- Given instruction -
From the first line of the listing below, retype each line up to and including the one with "0.0363, 0.0465, 0.0482]"; pictures stay out.

- Data shown -
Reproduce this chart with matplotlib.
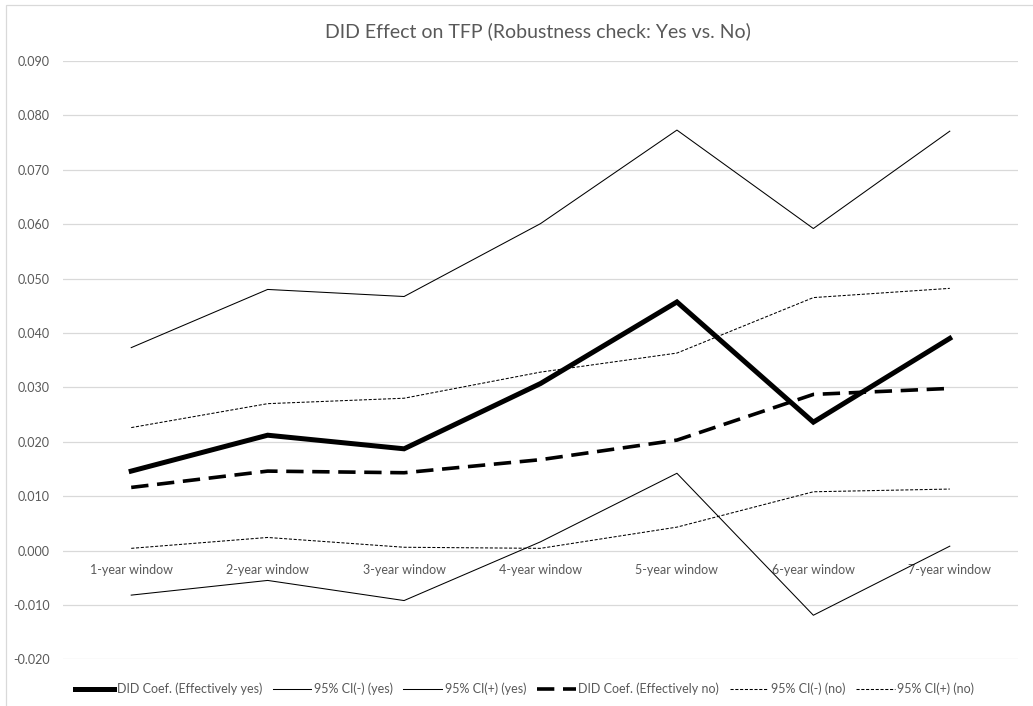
import numpy as np
import matplotlib.pyplot as plt
from matplotlib.patches import Rectangle

plt.rcParams['font.family'] = ['Lato', 'DejaVu Sans']

windows = ['1-year window', '2-year window', '3-year window', '4-year window',
           '5-year window', '6-year window', '7-year window']

coef_yes = [0.0146, 0.0212, 0.0187, 0.0307, 0.0457, 0.0236, 0.0390]
ci_lo_yes = [-0.0082, -0.0055, -0.0092, 0.0016, 0.0142, -0.0119, 0.0008]
ci_hi_yes = [0.0373, 0.0480, 0.0467, 0.0601, 0.0773, 0.0592, 0.0771]

coef_no = [0.0116, 0.0146, 0.0143, 0.0167, 0.0203, 0.0287, 0.0298]
ci_lo_no = [0.0004, 0.0024, 0.0006, 0.0004, 0.0043, 0.0108, 0.0113]
ci_hi_no = [0.0226, 0.0270, 0.0280, 0.0328, 0.0363, 0.0465, 0.0482]

grey = '#595959'
x = np.arange(len(windows))

fig = plt.figure(figsize=(10.33, 7.06), dpi=100)
fig.patches.append(Rectangle((6 / 1033, -0.1), 1.2, 1 - 5 / 706 + 0.1,
                             transform=fig.transFigure, fill=False,
                             edgecolor='#d9d9d9', lw=0.9))

ax = fig.add_axes([63 / 1033, 1 - 659.3 / 706, (1018 - 63) / 1033, (659.3 - 61) / 706])

ax.plot(x, coef_yes, color='black', lw=3.6, solid_joinstyle='miter',
        label='DID Coef. (Effectively yes)')
ax.plot(x, ci_lo_yes, color='black', lw=0.75, label='95% CI(-) (yes)')
ax.plot(x, ci_hi_yes, color='black', lw=0.75, label='95% CI(+) (yes)')
ax.plot(x, coef_no, color='black', lw=2.6, dashes=(4.8, 2.4),
        label='DID Coef. (Effectively no)')
ax.plot(x, ci_lo_no, color='black', lw=0.75, dashes=(3, 1.6), label='95% CI(-) (no)')
ax.plot(x, ci_hi_no, color='black', lw=0.75, dashes=(3, 1.6), label='95% CI(+) (no)')

ax.set_xlim(-0.5, len(windows) - 0.5)
ax.set_ylim(-0.02, 0.09)
ax.set_yticks(np.arange(-0.02, 0.0901, 0.01))
ax.set_yticklabels([f'{v:.3f}' for v in np.arange(-0.02, 0.0901, 0.01)])
ax.grid(axis='y', color='#d9d9d9', lw=0.9)
ax.set_axisbelow(True)

# category axis crosses at zero
ax.spines['bottom'].set_position(('data', 0))
for s in ['top', 'right', 'left', 'bottom']:
    ax.spines[s].set_visible(False)
ax.set_xticks(x)
ax.set_xticklabels(windows)
ax.tick_params(axis='x', length=0, pad=10, labelsize=9, labelcolor=grey)
ax.tick_params(axis='y', length=0, pad=9.5, labelsize=9, labelcolor=grey)

fig.text(538 / 1033, 1 - 31 / 706, 'DID Effect on TFP (Robustness check: Yes vs. No)',
         ha='center', va='center', fontsize=14, color=grey)

fig.legend(loc='center', bbox_to_anchor=(0.508, 1 - 689 / 706), ncol=6, frameon=False,
           fontsize=9, labelcolor=grey, handlelength=3.1, handletextpad=0.2,
           columnspacing=0.85)

fig.savefig('out.png', dpi=100)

- Correct result -
Reproduce this chart with matplotlib.
import numpy as np
import matplotlib.pyplot as plt
from matplotlib.patches import Rectangle

plt.rcParams['font.family'] = ['Lato', 'DejaVu Sans']

windows = ['1-year window', '2-year window', '3-year window', '4-year window',
           '5-year window', '6-year window', '7-year window']

coef_yes = [0.0146, 0.0212, 0.0187, 0.0307, 0.0457, 0.0236, 0.0390]
ci_lo_yes = [-0.0082, -0.0055, -0.0092, 0.0016, 0.0142, -0.0119, 0.0008]
ci_hi_yes = [0.0373, 0.0480, 0.0467, 0.0601, 0.0773, 0.0592, 0.0771]

coef_no = [0.0116, 0.0146, 0.0143, 0.0167, 0.0203, 0.0287, 0.0298]
ci_lo_no = [0.0004, 0.0024, 0.0006, 0.0004, 0.0043, 0.0108, 0.0113]
ci_hi_no = [0.0226, 0.0270, 0.0280, 0.0328, 0.0363, 0.0465, 0.0482]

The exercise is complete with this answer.